■ Stored data ■
-*-*-

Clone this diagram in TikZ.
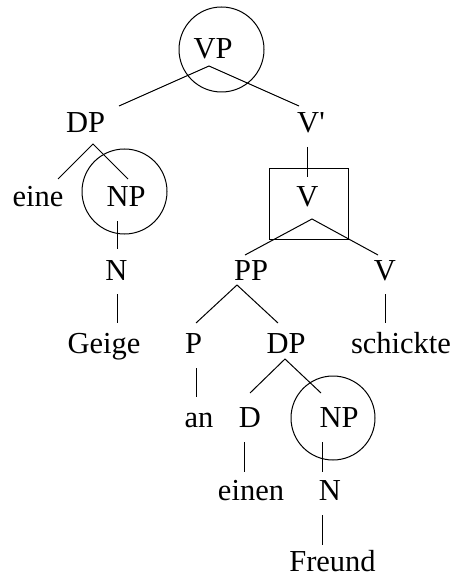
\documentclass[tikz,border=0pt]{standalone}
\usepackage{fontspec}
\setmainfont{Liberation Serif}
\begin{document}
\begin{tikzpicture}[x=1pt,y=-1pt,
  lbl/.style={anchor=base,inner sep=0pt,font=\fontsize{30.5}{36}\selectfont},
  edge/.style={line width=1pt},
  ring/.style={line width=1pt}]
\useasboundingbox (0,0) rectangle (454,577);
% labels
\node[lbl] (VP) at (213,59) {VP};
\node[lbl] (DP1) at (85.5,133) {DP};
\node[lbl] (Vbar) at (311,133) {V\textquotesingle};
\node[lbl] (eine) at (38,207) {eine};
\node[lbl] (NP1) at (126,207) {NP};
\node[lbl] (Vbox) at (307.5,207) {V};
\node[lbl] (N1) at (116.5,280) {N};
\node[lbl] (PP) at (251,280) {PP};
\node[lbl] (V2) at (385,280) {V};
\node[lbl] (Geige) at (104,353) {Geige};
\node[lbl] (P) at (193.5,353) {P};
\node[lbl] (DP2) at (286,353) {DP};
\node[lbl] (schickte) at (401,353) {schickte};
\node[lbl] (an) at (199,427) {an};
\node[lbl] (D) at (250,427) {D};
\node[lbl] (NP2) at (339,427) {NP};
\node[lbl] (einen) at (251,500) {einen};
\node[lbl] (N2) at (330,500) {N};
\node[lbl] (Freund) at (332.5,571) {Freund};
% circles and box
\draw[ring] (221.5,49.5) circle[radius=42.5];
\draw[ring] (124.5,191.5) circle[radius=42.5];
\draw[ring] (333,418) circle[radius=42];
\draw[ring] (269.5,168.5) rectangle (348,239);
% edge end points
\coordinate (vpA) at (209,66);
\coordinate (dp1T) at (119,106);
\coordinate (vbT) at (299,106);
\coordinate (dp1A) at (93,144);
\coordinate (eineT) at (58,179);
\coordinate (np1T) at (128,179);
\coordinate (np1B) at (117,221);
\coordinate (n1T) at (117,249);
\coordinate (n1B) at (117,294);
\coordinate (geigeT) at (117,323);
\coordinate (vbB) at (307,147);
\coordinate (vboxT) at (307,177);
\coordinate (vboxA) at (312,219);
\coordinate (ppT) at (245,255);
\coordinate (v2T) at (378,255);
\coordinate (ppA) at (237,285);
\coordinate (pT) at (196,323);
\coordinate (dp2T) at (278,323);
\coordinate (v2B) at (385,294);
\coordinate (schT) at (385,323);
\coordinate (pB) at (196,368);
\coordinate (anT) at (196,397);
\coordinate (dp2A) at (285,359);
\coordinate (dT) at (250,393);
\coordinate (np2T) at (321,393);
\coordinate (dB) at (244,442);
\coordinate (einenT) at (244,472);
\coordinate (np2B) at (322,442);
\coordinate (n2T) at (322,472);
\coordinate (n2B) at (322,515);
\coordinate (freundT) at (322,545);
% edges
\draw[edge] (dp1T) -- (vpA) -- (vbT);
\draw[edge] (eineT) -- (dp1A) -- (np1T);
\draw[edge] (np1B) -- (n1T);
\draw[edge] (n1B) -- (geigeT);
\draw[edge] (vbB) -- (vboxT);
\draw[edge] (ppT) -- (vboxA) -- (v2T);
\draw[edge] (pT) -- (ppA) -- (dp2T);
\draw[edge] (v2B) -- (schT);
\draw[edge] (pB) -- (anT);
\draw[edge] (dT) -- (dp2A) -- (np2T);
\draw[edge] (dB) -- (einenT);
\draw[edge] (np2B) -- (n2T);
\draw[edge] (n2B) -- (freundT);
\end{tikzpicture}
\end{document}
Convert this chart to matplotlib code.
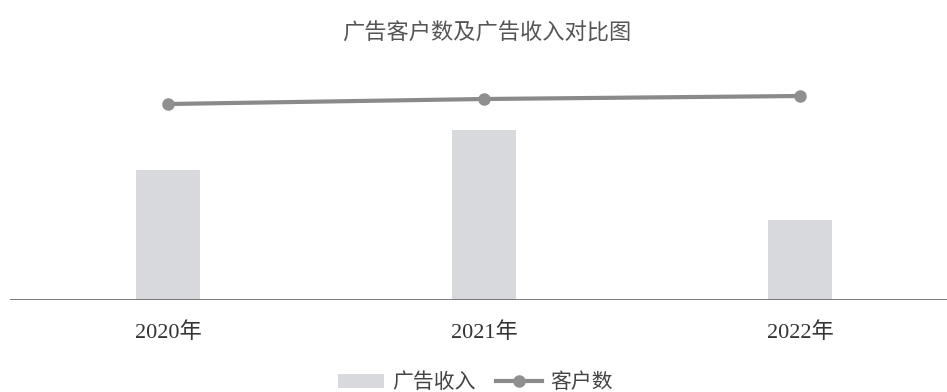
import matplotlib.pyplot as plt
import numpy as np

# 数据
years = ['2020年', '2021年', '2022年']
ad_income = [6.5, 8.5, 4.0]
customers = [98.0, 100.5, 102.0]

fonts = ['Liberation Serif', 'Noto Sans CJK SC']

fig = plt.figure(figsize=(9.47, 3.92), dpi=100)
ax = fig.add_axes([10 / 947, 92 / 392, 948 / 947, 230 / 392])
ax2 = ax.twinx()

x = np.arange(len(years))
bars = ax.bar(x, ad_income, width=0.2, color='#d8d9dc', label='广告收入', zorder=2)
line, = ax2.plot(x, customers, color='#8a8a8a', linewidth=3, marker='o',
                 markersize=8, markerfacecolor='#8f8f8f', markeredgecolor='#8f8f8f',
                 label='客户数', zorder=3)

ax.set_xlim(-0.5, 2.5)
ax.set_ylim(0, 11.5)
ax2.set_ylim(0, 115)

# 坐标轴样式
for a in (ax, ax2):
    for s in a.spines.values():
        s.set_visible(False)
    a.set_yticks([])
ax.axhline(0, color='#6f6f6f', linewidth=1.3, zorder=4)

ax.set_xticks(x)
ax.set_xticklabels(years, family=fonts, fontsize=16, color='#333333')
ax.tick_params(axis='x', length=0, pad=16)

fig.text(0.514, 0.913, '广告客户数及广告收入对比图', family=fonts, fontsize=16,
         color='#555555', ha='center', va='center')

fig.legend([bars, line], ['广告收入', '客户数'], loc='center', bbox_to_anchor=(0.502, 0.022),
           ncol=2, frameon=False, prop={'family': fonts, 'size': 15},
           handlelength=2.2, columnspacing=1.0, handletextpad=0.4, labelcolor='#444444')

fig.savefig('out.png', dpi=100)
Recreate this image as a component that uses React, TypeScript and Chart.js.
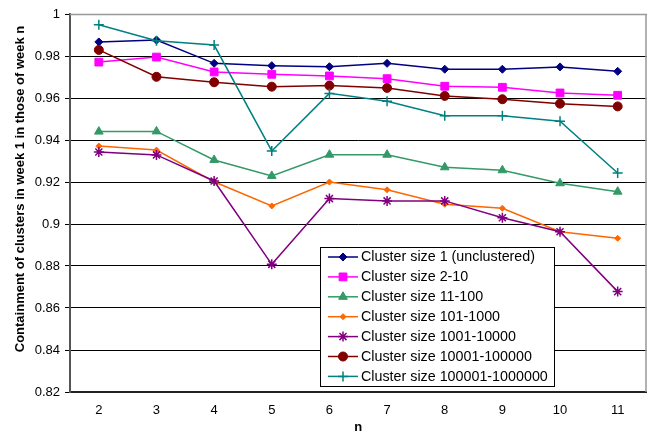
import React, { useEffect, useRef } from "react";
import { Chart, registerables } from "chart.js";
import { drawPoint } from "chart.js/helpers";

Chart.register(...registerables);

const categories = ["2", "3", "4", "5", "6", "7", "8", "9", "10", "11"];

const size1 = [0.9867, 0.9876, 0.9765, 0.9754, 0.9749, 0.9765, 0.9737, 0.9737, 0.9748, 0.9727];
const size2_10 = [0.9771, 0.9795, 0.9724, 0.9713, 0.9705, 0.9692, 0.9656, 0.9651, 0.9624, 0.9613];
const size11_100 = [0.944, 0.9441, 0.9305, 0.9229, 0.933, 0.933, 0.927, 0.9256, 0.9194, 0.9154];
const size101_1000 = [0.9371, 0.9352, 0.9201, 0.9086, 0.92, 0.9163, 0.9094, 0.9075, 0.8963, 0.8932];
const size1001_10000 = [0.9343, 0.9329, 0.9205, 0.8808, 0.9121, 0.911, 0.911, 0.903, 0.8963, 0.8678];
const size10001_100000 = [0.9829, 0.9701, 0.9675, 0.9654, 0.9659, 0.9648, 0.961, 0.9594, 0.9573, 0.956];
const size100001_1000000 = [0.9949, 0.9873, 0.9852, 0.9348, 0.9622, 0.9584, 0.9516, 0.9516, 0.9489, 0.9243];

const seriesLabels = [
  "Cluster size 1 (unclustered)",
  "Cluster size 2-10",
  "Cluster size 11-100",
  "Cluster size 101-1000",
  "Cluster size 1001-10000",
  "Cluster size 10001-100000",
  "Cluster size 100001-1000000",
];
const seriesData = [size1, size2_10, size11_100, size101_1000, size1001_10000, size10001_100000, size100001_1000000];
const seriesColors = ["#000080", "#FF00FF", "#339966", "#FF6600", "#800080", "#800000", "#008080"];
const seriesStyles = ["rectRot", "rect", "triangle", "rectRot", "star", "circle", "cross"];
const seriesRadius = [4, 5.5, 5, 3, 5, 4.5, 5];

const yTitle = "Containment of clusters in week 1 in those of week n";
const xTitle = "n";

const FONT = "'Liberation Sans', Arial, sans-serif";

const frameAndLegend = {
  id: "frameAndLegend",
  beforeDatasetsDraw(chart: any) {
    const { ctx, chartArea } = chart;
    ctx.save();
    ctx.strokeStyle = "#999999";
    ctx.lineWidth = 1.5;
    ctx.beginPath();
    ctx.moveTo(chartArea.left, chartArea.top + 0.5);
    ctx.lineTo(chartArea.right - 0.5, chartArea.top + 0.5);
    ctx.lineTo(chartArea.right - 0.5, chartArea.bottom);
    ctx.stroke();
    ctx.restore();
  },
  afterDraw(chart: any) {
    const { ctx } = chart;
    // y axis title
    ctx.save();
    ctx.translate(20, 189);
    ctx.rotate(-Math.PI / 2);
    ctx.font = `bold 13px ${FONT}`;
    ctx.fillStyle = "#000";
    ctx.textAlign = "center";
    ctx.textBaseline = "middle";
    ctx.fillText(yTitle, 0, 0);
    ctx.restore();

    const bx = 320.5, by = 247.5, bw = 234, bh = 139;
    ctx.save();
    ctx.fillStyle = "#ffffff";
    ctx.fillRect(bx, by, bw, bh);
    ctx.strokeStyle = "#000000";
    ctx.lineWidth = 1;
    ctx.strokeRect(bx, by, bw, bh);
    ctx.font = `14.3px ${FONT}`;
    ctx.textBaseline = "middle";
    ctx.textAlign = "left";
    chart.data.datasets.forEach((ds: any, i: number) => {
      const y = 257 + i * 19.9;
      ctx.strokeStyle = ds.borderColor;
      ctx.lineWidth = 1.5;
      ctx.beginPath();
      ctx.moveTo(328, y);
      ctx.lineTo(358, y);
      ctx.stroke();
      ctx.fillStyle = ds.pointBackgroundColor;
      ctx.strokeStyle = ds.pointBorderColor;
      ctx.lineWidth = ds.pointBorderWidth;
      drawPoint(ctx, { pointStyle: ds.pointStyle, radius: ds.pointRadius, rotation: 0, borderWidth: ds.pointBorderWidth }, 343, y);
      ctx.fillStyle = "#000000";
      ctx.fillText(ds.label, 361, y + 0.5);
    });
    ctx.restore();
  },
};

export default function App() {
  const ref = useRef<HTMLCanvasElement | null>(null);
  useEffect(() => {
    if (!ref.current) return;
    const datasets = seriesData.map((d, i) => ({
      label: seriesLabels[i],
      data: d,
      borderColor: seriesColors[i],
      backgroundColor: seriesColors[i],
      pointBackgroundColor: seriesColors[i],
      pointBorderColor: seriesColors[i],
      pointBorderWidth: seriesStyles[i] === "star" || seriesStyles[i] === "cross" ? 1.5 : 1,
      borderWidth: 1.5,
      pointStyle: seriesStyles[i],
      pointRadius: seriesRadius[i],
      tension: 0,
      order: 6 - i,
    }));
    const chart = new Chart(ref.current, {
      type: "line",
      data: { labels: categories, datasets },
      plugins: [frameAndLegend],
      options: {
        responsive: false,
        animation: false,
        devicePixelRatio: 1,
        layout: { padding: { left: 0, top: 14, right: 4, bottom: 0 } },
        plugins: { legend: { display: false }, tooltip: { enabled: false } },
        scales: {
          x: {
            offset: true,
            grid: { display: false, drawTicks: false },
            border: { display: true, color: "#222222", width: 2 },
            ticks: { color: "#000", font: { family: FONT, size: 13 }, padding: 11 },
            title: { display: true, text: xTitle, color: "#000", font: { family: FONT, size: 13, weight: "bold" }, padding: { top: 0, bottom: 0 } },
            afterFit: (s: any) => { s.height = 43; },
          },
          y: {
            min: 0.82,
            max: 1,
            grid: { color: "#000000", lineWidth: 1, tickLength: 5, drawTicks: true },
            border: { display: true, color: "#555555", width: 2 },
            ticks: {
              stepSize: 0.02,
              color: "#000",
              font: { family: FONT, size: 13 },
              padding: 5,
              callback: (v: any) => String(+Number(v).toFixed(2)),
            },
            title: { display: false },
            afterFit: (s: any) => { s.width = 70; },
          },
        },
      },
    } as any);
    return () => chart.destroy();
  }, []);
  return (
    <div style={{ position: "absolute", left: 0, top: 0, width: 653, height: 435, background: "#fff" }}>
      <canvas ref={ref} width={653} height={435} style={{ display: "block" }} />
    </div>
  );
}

-*-*-

■ PROBLEM REQUIREMENTS ■
Exclude any pictures, and restate word for word the lines from the one containing "Recreate this image" through the one containing "Chart.register(...registerables);", both included.

■ EXERCISE RESULT ■
Recreate this image as a component that uses React, TypeScript and Chart.js.
import React, { useEffect, useRef } from "react";
import { Chart, registerables } from "chart.js";
import { drawPoint } from "chart.js/helpers";

Chart.register(...registerables);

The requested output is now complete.